La France face à la sortie allemande du nucléaire
Au fur et à mesure que les semaines passent, la situation créée pour la France par la sortie allemande du nucléaire se clarifie. Nous devons d’ores et déjà être conscients de trois éléments :
1. Deux attitudes existent en Europe à l’égard du nucléaire,
L’attitude quasi unanime en Allemagne est une attitude morale. Je l’exprimerai par la phrase : l’énergie nucléaire rompt l’harmonie entre l’homme et la nature. Elle est donc mauvaise en soi.
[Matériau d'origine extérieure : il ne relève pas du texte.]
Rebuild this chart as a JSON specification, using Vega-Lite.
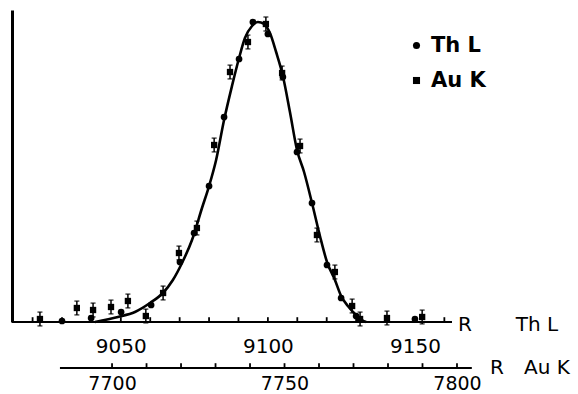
{
  "$schema": "https://vega.github.io/schema/vega-lite/v6.json",
  "width": 460,
  "height": 312,
  "autosize": "none",
  "padding": {"left": 12, "top": 10, "right": 106, "bottom": 72},
  "background": "white",
  "config": {
    "view": {"stroke": null},
    "font": "DejaVu Sans",
    "axisX": {"domain": false, "grid": false, "ticks": false, "labelColor": "black", "labelFontSize": 20, "labelOverlap": false, "title": null, "format": "d", "labelExpr": "datum.value % 50 === 0 ? datum.label : ''"},
    "axisY": {"domain": true, "domainColor": "black", "domainWidth": 3, "ticks": false, "labels": false, "grid": false, "title": null}
  },
  "datasets": {
    "curve": [
      {"R": 9041.2, "c": 0}, {"R": 9049.0, "c": 1.67}, {"R": 9054.8, "c": 3.33}, {"R": 9059.9, "c": 6.33},
      {"R": 9064.3, "c": 9.67}, {"R": 9067.7, "c": 14}, {"R": 9070.8, "c": 19.67}, {"R": 9074.2, "c": 27.33},
      {"R": 9077.6, "c": 38}, {"R": 9080.0, "c": 45.33},
      {"R": 9082.4, "c": 54}, {"R": 9085.1, "c": 67.33}, {"R": 9087.8, "c": 78.7}, {"R": 9090.2, "c": 88},
      {"R": 9092.2, "c": 94.67}, {"R": 9094.6, "c": 98.67}, {"R": 9096.6, "c": 100}, {"R": 9098.7, "c": 99.33},
      {"R": 9100.7, "c": 96.33}, {"R": 9102.8, "c": 90}, {"R": 9105.1, "c": 82}, {"R": 9107.5, "c": 70},
      {"R": 9109.9, "c": 57.33}, {"R": 9112.3, "c": 50}, {"R": 9115.0, "c": 39.67}, {"R": 9117.7, "c": 28.67},
      {"R": 9120.1, "c": 20}, {"R": 9122.8, "c": 14}, {"R": 9124.9, "c": 8.67}, {"R": 9127.2, "c": 5.33},
      {"R": 9130.0, "c": 2.33}, {"R": 9132.0, "c": 0.67}, {"R": 9133.4, "c": 0}
    ],
    "thl": [
      {"R": 9030.0, "c": 0.33, "series": "Th L"}, {"R": 9039.9, "c": 1.33, "series": "Th L"},
      {"R": 9050.1, "c": 3.33, "series": "Th L"}, {"R": 9060.3, "c": 5.67, "series": "Th L"},
      {"R": 9070.1, "c": 20, "series": "Th L"}, {"R": 9074.9, "c": 29.67, "series": "Th L"},
      {"R": 9080.0, "c": 45.33, "series": "Th L"}, {"R": 9085.1, "c": 68.33, "series": "Th L"},
      {"R": 9090.2, "c": 87.67, "series": "Th L"}, {"R": 9094.9, "c": 100, "series": "Th L"},
      {"R": 9100.0, "c": 96, "series": "Th L"}, {"R": 9105.1, "c": 81.67, "series": "Th L"},
      {"R": 9109.9, "c": 56.67, "series": "Th L"}, {"R": 9115.0, "c": 39.67, "series": "Th L"},
      {"R": 9120.1, "c": 19, "series": "Th L"}, {"R": 9124.9, "c": 8, "series": "Th L"},
      {"R": 9130.0, "c": 2, "series": "Th L"}, {"R": 9150.0, "c": 1, "series": "Th L"}
    ],
    "auk": [
      {"R": 7679.1, "c": 1, "err": 2.3, "series": "Au K"}, {"R": 7689.8, "c": 4.67, "err": 2.3, "series": "Au K"},
      {"R": 7694.5, "c": 4, "err": 2.3, "series": "Au K"}, {"R": 7699.7, "c": 5, "err": 2.3, "series": "Au K"},
      {"R": 7704.6, "c": 7, "err": 2.3, "series": "Au K"}, {"R": 7709.8, "c": 2, "err": 2.3, "series": "Au K"},
      {"R": 7714.8, "c": 9.67, "err": 2.3, "series": "Au K"}, {"R": 7719.4, "c": 23, "err": 2.3, "series": "Au K"},
      {"R": 7724.6, "c": 31.33, "err": 2.3, "series": "Au K"}, {"R": 7729.6, "c": 59, "err": 2.3, "series": "Au K"},
      {"R": 7734.2, "c": 83.33, "err": 2.3, "series": "Au K"}, {"R": 7739.4, "c": 93.33, "err": 2.3, "series": "Au K"},
      {"R": 7744.6, "c": 99.33, "err": 2.3, "series": "Au K"}, {"R": 7749.3, "c": 83, "err": 2.3, "series": "Au K"},
      {"R": 7754.5, "c": 58.67, "err": 2.3, "series": "Au K"}, {"R": 7759.4, "c": 29, "err": 2.3, "series": "Au K"},
      {"R": 7764.6, "c": 16.67, "err": 2.3, "series": "Au K"}, {"R": 7769.6, "c": 5.33, "err": 2.3, "series": "Au K"},
      {"R": 7771.9, "c": 1, "err": 2.3, "series": "Au K"}, {"R": 7779.7, "c": 1.33, "err": 2.3, "series": "Au K"},
      {"R": 7789.9, "c": 1.67, "err": 2.3, "series": "Au K"}
    ],
    "thlTicks": [
      {"R": 9020, "y": 0, "y2": 1.6}, {"R": 9030, "y": 0, "y2": 1.6}, {"R": 9040, "y": 0, "y2": 1.6}, {"R": 9050, "y": 0, "y2": 1.6},
      {"R": 9060, "y": 0, "y2": 1.6}, {"R": 9070, "y": 0, "y2": 1.6}, {"R": 9080, "y": 0, "y2": 1.6}, {"R": 9090, "y": 0, "y2": 1.6},
      {"R": 9100, "y": 0, "y2": 1.6}, {"R": 9110, "y": 0, "y2": 1.6}, {"R": 9120, "y": 0, "y2": 1.6}, {"R": 9130, "y": 0, "y2": 1.6},
      {"R": 9140, "y": 0, "y2": 1.6}, {"R": 9150, "y": 0, "y2": 1.6}, {"R": 9160, "y": 0, "y2": 1.6}
    ],
    "aukTicks": [
      {"R": 7700, "y": -15.33, "y2": -13.73}, {"R": 7710, "y": -15.33, "y2": -13.73}, {"R": 7720, "y": -15.33, "y2": -13.73},
      {"R": 7730, "y": -15.33, "y2": -13.73}, {"R": 7740, "y": -15.33, "y2": -13.73}, {"R": 7750, "y": -15.33, "y2": -13.73},
      {"R": 7760, "y": -15.33, "y2": -13.73}, {"R": 7770, "y": -15.33, "y2": -13.73}, {"R": 7780, "y": -15.33, "y2": -13.73},
      {"R": 7790, "y": -15.33, "y2": -13.73}, {"R": 7800, "y": -15.33, "y2": -13.73}
    ]
  },
  "layer": [
    {
      "layer": [
        {
          "data": {"name": "curve"},
          "mark": {"type": "line", "color": "black", "strokeWidth": 2.6, "interpolate": "monotone"},
          "encoding": {
            "x": {"field": "R", "type": "quantitative", "scale": {"domain": [9013, 9169.4], "nice": false, "zero": false},
                  "axis": {"orient": "bottom", "labelPadding": 14, "values": [9050, 9100, 9150]}},
            "y": {"field": "c", "type": "quantitative", "title": null, "scale": {"domain": [0, 104], "nice": false}}
          }
        },
        {
          "data": {"name": "thl"},
          "mark": {"type": "point", "filled": true, "color": "black", "size": 45, "opacity": 1},
          "encoding": {
            "x": {"field": "R", "type": "quantitative",
                  "axis": {"orient": "bottom", "labelPadding": 14, "values": [9050, 9100, 9150]}},
            "y": {"field": "c", "type": "quantitative", "title": null},
            "shape": {"field": "series", "type": "nominal",
                      "scale": {"domain": ["Th L", "Au K"], "range": ["circle", "square"]},
                      "legend": {"orient": "none", "legendX": 394, "legendY": 25, "title": null, "labelFontSize": 21, "labelFontWeight": "bold", "labelColor": "black", "symbolFillColor": "black", "symbolStrokeColor": "black", "symbolSize": 50, "rowPadding": 13, "labelOffset": 4}}
          }
        },
        {
          "data": {"values": [{"a": 9013, "b": 9162.6, "y": 0}]},
          "mark": {"type": "rule", "color": "black", "strokeWidth": 2.2},
          "encoding": {
            "x": {"field": "a", "type": "quantitative",
                  "axis": {"orient": "bottom", "labelPadding": 14, "values": [9050, 9100, 9150]}},
            "x2": {"field": "b"},
            "y": {"field": "y", "type": "quantitative", "title": null}
          }
        },
        {
          "data": {"name": "thlTicks"},
          "mark": {"type": "rule", "color": "black", "strokeWidth": 1.8},
          "encoding": {
            "x": {"field": "R", "type": "quantitative",
                  "axis": {"orient": "bottom", "labelPadding": 14, "values": [9050, 9100, 9150]}},
            "y": {"field": "y", "type": "quantitative", "title": null},
            "y2": {"field": "y2"}
          }
        },
        {
          "data": {"values": [{"t": "R", "R": 9167, "y": -1}, {"t": "Th L", "R": 9191.5, "y": -1}]},
          "mark": {"type": "text", "fontSize": 20, "align": "center", "baseline": "middle", "color": "black"},
          "encoding": {
            "x": {"field": "R", "type": "quantitative",
                  "axis": {"orient": "bottom", "labelPadding": 14, "values": [9050, 9100, 9150]}},
            "y": {"field": "y", "type": "quantitative", "title": null},
            "text": {"field": "t"}
          }
        }
      ]
    },
    {
      "layer": [
        {
          "data": {"name": "auk"},
          "mark": {"type": "errorbar", "ticks": true, "color": "black", "thickness": 1.5},
          "encoding": {
            "x": {"field": "R", "type": "quantitative", "scale": {"domain": [7671, 7804.35], "nice": false, "zero": false},
                  "axis": {"orient": "bottom", "offset": 46, "labelPadding": 6, "labelFontSize": 19, "values": [7700, 7750, 7800]}},
            "y": {"field": "c", "type": "quantitative", "title": null},
            "yError": {"field": "err"}
          }
        },
        {
          "data": {"name": "auk"},
          "mark": {"type": "point", "filled": true, "color": "black", "size": 40, "opacity": 1},
          "encoding": {
            "x": {"field": "R", "type": "quantitative",
                  "axis": {"orient": "bottom", "offset": 46, "labelPadding": 6, "labelFontSize": 19, "values": [7700, 7750, 7800]}},
            "y": {"field": "c", "type": "quantitative", "title": null},
            "shape": {"field": "series", "type": "nominal"}
          }
        },
        {
          "data": {"values": [{"a": 7684.9, "b": 7804.3, "y": -15.33}]},
          "mark": {"type": "rule", "color": "black", "strokeWidth": 2.2},
          "encoding": {
            "x": {"field": "a", "type": "quantitative",
                  "axis": {"orient": "bottom", "offset": 46, "labelPadding": 6, "labelFontSize": 19, "values": [7700, 7750, 7800]}},
            "x2": {"field": "b"},
            "y": {"field": "y", "type": "quantitative", "title": null}
          }
        },
        {
          "data": {"name": "aukTicks"},
          "mark": {"type": "rule", "color": "black", "strokeWidth": 1.8},
          "encoding": {
            "x": {"field": "R", "type": "quantitative",
                  "axis": {"orient": "bottom", "offset": 46, "labelPadding": 6, "labelFontSize": 19, "values": [7700, 7750, 7800]}},
            "y": {"field": "y", "type": "quantitative", "title": null},
            "y2": {"field": "y2"}
          }
        },
        {
          "data": {"values": [{"t": "R", "R": 7811.6, "y": -15.33}, {"t": "Au K", "R": 7826.1, "y": -15.33}]},
          "mark": {"type": "text", "fontSize": 20, "align": "center", "baseline": "middle", "color": "black"},
          "encoding": {
            "x": {"field": "R", "type": "quantitative",
                  "axis": {"orient": "bottom", "offset": 46, "labelPadding": 6, "labelFontSize": 19, "values": [7700, 7750, 7800]}},
            "y": {"field": "y", "type": "quantitative", "title": null},
            "text": {"field": "t"}
          }
        }
      ]
    }
  ],
  "resolve": {"scale": {"x": "independent"}, "axis": {"x": "independent"}}
}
En se rangeant à ce point de vue, les partisans allemands du nucléaire ont la conviction d’avoir contribué à la réunification morale de la nation.
L’attitude dominante en France est une attitude socio-économique : l’énergie nucléaire doit être gérée en fonction d’une analyse coûts-bénéfices, à condition d’introduire dans les coûts toutes les dépenses futures de démantèlement et de gestion des déchets ainsi que les risques d’accidents et dans les bénéfices, l’absence d’émissions de gaz à effet de serre et la possibilité de passer un jour à l’énergie nucléaire de la génération IV qui multiplie de façon importante la ressource et réduit significativement les déchets.
Certains milieux allemands peuvent chercher à culpabiliser les tenants de cette attitude. Il n’y a aucune raison de leur conférer une supériorité morale car l’attitude s’appuyant sur des coûts et des avantages correctement calculés est une attitude rationnelle dans l’exploitation des ressources dont dispose l’humanité.
2. En attente de renouvelables, l’Allemagne a l’intention de développer le plus rapidement possible des centrales au charbon et à cycle combiné au gaz afin d’annuler les importations d’électricité auxquelles elle procède actuellement. Les opérateurs français feraient donc une grande erreur s’il modifiaient les projets d’équipement du pays en fonction de la demande transitoire allemande actuelle. Ce constat n’exclut pas de prendre les mesures adéquates pour passer en France les pointes des prochaines années.
3. Le coût de l’énergie et les émissions de gaz à effet de serre vont augmenter en Allemagne, mais l’Allemagne n’entend pas que son industrie souffre d’une perte de compétitivité (et de ce qu’on appelle le carbon leakage). Elle ne sera donc pas favorable à l’augmentation du prix du carbone dans les prochaines années faisant peser des incertitudes sur l’avenir du marché européen du carbone. Une raison de plus pour que les autorités européennes conservent une attitude prudente quant à l’objectif de 20 % de réduction par rapport à 1990 des émissions de gaz à effet de serre en 2020.